INSTRUCTION
Show, in full, each line of the data that contains "matplotlib".

SOURCE MATERIAL
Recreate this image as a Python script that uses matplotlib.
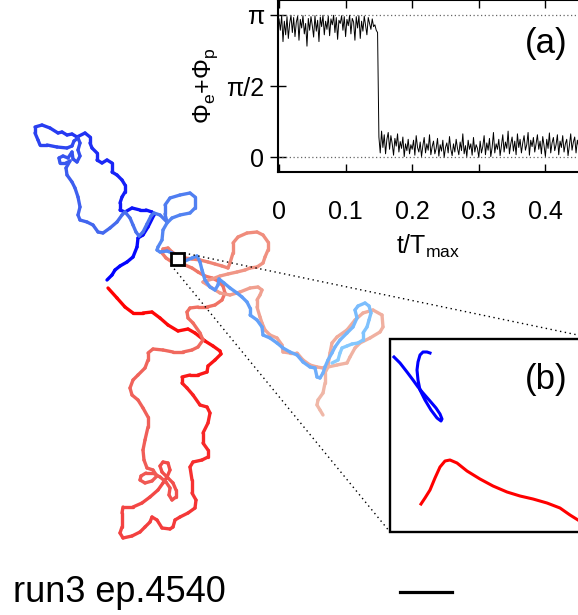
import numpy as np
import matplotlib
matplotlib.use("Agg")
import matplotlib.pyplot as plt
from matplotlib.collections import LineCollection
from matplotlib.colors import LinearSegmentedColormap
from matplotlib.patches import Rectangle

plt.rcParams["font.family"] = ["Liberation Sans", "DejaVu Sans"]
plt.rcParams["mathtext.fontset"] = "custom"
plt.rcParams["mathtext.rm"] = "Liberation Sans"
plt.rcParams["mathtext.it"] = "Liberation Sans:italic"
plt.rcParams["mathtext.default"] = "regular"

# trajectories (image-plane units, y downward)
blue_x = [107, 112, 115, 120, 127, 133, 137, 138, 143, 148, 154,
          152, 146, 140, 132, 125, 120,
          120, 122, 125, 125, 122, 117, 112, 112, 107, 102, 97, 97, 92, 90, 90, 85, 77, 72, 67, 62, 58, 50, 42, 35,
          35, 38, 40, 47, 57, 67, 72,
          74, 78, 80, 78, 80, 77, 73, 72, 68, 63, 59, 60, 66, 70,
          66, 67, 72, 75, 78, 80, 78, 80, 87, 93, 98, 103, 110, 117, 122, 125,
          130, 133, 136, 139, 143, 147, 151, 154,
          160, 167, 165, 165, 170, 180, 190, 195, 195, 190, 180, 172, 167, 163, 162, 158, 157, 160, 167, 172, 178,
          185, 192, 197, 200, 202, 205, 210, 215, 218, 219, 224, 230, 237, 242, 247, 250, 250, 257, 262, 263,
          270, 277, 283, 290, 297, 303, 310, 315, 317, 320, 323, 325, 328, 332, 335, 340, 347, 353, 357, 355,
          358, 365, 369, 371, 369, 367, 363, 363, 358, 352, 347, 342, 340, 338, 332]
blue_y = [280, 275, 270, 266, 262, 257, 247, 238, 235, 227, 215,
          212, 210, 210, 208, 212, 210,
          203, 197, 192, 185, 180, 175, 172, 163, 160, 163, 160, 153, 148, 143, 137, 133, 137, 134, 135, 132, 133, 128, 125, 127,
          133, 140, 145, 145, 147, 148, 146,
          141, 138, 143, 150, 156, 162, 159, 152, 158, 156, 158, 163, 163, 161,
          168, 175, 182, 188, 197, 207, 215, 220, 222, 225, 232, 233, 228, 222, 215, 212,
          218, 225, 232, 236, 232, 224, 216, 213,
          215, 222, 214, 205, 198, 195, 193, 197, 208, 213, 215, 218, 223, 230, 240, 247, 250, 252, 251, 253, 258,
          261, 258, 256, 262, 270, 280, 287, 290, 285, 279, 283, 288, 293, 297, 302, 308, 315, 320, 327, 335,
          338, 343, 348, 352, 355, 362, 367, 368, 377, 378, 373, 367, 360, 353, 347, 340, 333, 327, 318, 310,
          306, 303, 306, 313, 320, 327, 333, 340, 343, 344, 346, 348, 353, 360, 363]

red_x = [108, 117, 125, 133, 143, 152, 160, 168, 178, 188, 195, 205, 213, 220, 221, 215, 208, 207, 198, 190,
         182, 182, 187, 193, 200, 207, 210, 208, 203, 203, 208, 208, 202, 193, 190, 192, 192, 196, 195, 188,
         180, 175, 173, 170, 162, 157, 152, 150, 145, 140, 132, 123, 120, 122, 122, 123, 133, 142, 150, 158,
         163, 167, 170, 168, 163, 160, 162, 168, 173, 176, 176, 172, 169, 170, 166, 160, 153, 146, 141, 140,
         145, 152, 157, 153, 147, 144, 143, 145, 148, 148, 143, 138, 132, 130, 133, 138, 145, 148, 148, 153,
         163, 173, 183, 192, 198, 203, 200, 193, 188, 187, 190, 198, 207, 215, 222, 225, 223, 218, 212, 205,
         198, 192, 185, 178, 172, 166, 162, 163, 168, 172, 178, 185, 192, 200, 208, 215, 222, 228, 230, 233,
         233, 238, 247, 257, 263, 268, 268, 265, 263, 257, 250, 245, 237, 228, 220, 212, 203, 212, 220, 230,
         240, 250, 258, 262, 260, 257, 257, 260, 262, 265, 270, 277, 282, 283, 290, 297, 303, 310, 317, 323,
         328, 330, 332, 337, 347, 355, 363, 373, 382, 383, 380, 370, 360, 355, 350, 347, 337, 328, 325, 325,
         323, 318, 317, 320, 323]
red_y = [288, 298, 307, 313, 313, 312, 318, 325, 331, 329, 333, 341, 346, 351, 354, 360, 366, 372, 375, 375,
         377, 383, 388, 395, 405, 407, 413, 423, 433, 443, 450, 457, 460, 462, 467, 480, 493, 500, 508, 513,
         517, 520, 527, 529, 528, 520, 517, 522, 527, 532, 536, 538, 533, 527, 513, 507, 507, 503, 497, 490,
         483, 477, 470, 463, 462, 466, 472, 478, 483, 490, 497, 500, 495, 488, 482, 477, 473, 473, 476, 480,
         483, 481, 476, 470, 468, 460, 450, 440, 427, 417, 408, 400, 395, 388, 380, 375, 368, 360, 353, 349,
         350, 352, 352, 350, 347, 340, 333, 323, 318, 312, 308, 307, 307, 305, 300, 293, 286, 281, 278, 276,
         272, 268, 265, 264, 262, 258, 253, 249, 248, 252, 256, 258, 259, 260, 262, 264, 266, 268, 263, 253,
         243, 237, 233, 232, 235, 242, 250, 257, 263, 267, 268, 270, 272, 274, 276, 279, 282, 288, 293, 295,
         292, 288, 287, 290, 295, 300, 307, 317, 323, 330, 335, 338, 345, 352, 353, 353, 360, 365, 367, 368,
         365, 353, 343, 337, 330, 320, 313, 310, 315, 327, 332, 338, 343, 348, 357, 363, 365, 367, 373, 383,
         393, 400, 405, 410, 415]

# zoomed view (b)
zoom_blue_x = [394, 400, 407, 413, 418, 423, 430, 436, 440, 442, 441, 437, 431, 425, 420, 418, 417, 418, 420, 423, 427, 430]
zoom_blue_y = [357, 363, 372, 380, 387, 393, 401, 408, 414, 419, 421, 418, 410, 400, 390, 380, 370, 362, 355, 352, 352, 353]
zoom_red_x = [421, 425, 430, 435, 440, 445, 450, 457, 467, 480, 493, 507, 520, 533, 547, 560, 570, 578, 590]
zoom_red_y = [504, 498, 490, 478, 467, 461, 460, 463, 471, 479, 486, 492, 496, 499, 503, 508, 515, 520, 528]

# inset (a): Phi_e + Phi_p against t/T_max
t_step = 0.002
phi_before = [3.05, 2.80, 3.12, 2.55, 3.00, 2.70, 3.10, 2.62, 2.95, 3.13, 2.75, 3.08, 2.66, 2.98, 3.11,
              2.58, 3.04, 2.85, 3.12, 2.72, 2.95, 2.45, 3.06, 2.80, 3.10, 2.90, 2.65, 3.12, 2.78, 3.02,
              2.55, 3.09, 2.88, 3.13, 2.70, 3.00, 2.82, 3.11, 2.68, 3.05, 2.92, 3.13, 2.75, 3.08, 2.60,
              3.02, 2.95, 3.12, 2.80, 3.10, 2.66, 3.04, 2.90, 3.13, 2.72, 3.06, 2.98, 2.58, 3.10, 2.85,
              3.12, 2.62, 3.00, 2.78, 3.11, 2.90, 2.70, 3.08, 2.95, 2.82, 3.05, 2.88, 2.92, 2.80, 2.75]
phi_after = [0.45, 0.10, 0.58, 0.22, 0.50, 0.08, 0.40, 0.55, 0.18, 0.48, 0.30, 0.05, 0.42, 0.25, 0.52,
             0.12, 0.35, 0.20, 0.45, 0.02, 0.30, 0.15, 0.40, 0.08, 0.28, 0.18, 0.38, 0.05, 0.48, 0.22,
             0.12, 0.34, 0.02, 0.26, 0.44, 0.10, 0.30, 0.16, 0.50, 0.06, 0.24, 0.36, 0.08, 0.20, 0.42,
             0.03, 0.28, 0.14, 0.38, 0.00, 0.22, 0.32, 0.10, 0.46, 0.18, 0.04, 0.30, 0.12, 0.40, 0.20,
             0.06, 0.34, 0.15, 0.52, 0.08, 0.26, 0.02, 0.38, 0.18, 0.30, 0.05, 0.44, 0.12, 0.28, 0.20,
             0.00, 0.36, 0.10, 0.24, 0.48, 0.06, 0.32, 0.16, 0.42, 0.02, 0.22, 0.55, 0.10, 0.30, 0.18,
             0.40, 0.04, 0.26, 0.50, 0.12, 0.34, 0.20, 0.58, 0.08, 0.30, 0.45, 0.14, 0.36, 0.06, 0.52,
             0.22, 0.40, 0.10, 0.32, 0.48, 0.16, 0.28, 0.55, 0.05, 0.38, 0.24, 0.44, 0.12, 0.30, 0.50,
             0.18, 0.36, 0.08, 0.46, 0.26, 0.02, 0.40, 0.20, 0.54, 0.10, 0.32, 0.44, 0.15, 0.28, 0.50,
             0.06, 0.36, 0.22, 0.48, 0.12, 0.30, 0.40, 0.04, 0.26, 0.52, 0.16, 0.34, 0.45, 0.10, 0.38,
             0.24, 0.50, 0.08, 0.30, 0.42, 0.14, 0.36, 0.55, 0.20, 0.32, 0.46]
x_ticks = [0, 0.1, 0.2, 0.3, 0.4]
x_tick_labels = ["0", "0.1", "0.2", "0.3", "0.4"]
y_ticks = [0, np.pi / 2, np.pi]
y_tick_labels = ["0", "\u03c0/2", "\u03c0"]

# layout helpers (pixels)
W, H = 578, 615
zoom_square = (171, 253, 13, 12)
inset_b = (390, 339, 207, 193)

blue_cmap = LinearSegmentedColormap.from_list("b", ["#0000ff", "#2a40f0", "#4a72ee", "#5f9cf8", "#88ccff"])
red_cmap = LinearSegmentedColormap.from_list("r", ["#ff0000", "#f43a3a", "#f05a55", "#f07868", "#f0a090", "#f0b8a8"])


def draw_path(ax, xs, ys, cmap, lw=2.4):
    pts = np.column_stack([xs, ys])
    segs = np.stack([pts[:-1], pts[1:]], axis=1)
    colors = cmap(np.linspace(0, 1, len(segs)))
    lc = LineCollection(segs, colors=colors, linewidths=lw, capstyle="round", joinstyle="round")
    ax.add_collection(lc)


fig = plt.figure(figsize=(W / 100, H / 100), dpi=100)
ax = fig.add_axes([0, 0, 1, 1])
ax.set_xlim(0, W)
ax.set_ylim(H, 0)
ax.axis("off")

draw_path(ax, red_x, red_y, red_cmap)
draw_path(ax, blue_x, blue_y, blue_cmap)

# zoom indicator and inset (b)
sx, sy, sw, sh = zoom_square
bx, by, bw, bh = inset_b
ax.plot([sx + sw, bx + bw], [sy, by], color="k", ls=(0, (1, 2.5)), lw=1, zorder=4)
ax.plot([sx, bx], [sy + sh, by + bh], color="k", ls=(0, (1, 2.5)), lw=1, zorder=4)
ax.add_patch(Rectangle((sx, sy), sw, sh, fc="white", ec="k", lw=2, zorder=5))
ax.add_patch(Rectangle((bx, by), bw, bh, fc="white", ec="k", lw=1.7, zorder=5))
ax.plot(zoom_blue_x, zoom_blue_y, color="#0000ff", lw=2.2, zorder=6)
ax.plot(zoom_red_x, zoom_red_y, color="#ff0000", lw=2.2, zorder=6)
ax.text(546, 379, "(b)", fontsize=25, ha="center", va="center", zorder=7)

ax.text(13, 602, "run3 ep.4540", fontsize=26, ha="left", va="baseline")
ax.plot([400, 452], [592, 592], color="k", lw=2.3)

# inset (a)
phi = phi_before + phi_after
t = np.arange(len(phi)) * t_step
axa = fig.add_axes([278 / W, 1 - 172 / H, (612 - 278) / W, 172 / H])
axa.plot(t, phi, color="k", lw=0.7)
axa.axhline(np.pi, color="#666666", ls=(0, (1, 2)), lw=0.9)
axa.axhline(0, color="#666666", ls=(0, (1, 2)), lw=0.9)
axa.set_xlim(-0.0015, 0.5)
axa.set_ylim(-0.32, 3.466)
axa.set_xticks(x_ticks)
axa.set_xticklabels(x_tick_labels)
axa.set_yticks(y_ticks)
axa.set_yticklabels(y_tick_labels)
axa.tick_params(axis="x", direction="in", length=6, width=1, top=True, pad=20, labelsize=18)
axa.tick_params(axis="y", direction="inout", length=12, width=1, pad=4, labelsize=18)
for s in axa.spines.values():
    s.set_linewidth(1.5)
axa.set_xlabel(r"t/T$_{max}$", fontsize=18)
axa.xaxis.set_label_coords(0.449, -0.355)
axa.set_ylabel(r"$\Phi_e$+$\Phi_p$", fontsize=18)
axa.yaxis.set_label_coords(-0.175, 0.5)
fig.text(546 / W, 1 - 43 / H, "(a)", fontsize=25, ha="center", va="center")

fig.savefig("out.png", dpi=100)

RESPONSE TO THIS TASK
Recreate this image as a Python script that uses matplotlib.
import matplotlib
matplotlib.use("Agg")
import matplotlib.pyplot as plt
from matplotlib.collections import LineCollection
from matplotlib.colors import LinearSegmentedColormap
from matplotlib.patches import Rectangle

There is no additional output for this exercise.